Par Karine Bechet-Golovko

Les chaînes russes RT étaient dans le colimateur des politiciens du monde atlantiste, déjà avant l’activation du conflit en Ukraine, mais surtout depuis le déclenchement de l’opération militaire russe. L’enjeu est simple : aucune voix ne doit remettre l’intervention russe dans le contexte géopolitique, à savoir d’une réponse suite à une instrumentalisation de l’armée ukrainienne par les Etats-Unis conduisant la coexistence pacifique du monde atlantiste avec la Russie dans une impasse. Chuttt, silence, on tourne la nouvelle production hollywoodienne. Or, RT ne joue pas le jeu, donc c’est de la propagande. Un monde, un discours, aucune tête ne dépasse. Et surtout que personne ne dise que cette guerre est le résultat du désastre de la politique mondiale atlantiste depuis la chute de l’URSS.

L’Allemagne, la première, a purement et simplement interdit RT de diffusion début février. Suite à cela, la Russie a fait fermer les bureaux de DW. Depuis l’activation de la crise en Ukraine, d’autres pays se lancent dans la guerre au monopole du discours. La Grande-Bretagne, par la voix de Johnson, avait annoncé la possible fermeture de RT dans le pays, mais après la menace de la Russie d’une réponse immédiate et symétrique, le ton a baissé, même si la volonté reste. Désormais, le régulateur garde les yeux fixés sur RT … et attend la faute. 

La France entre tristement dans le bal, le président de la Commission culture du Sénat demande rien moins que la fermeture immédiate de RT France, même si cela n’est pas aussi simple. Le discours diffusé par RT pose un sérieux problème dans un monde global, car il n’est pas suffisamment aligné. Et cela est clairement formulé :

« Laurent Lafon estime qu’il est « urgent de nous interroger sur la menace que fait peser cet organe de communication gouvernemental russe sur nos valeurs démocratiques à l’aune de la situation nouvelle créée par le déclenchement des opérations militaires en Ukraine». »

Il y a une véritable « menace », non pas pour la pluralité, ni pour la diversité, mais à l’inverse pour l’unicité du discours. Car s’il y a des morts civils dans le Donbass, si l’armée ukrainienne touche le sol russe, si cela fait 8 ans que les tuteurs atlantistes de l’Ukraine font échouer les accords de Minsk, si les bataillons nazis ukrainiens existent et commettent des crimes de guerre, pourquoi la France et « le monde libre » sont-ils légitimes à les soutenir, à les armer et à les financer ?

Or, ce qui est tue n’existe pas. Silence !

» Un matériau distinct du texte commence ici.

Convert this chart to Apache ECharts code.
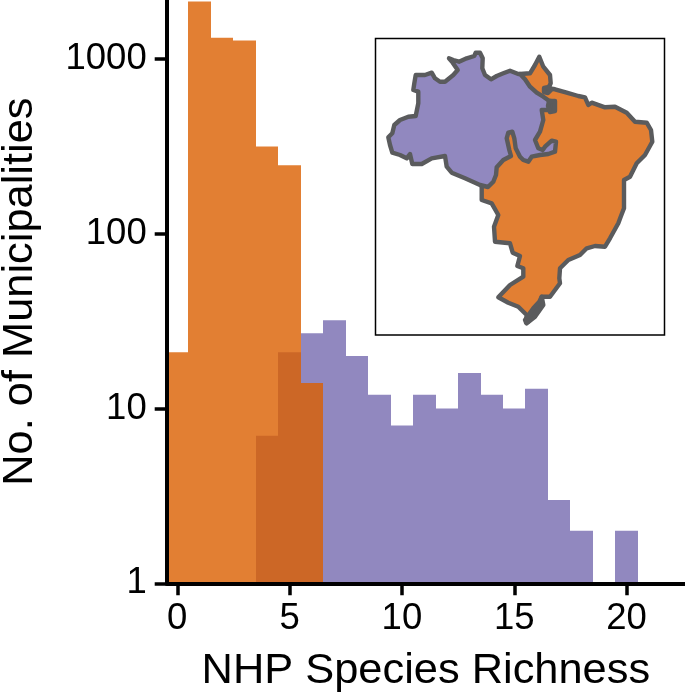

La guerre pour le discours est manifestement en cours et, dans ces conditions, le choix qui se pose à RT est extrêmement difficile : soit multiplier les interventions d’experts parlant de « l’agression » russe, garder ainsi sa licence et perdre sa raison d’être suite à un alignement forcé du discours ; garder un pluralisme dans les interventions et donc son discours propre, avec des experts qui n’entrent pas dans la ligne main stream, mais risquer de perdre sa licence. Dans les deux cas, le risque d’une disparition existe.

Nous voyons à cette occasion la disparition des ondes de certaines « stars », osant en appeler au patriotisme français, pour péniblement cacher leur pleutrerie. C’est justement dans les situations difficiles, que la France a besoin d’esprits libres – qui sinon nous, peut faire contre-poids à la folie des gouvernants ? C’est ça le patriotisme et non pas reculer confortablement à l’abri, en attendant de voir qui sera le vainqueur pour applaudir. A moins que leur véritable Patrie ne soit celle du monde atlantiste.

Même si j’y interviens parfois, je ne suis pas rémunérée par la chaîne et garde en tout ma liberté. C’est donc en toute liberté que j’appelle à les soutenir, simplement parce que la liberté d’expression est une des valeurs européennes fondamentales, l’une de celles qui est la plus bafouée aujourd’hui. Mais également, parce qu’en période de conflit, il est essentiel pour notre liberté de pensée d’avoir plusieurs sons de cloches.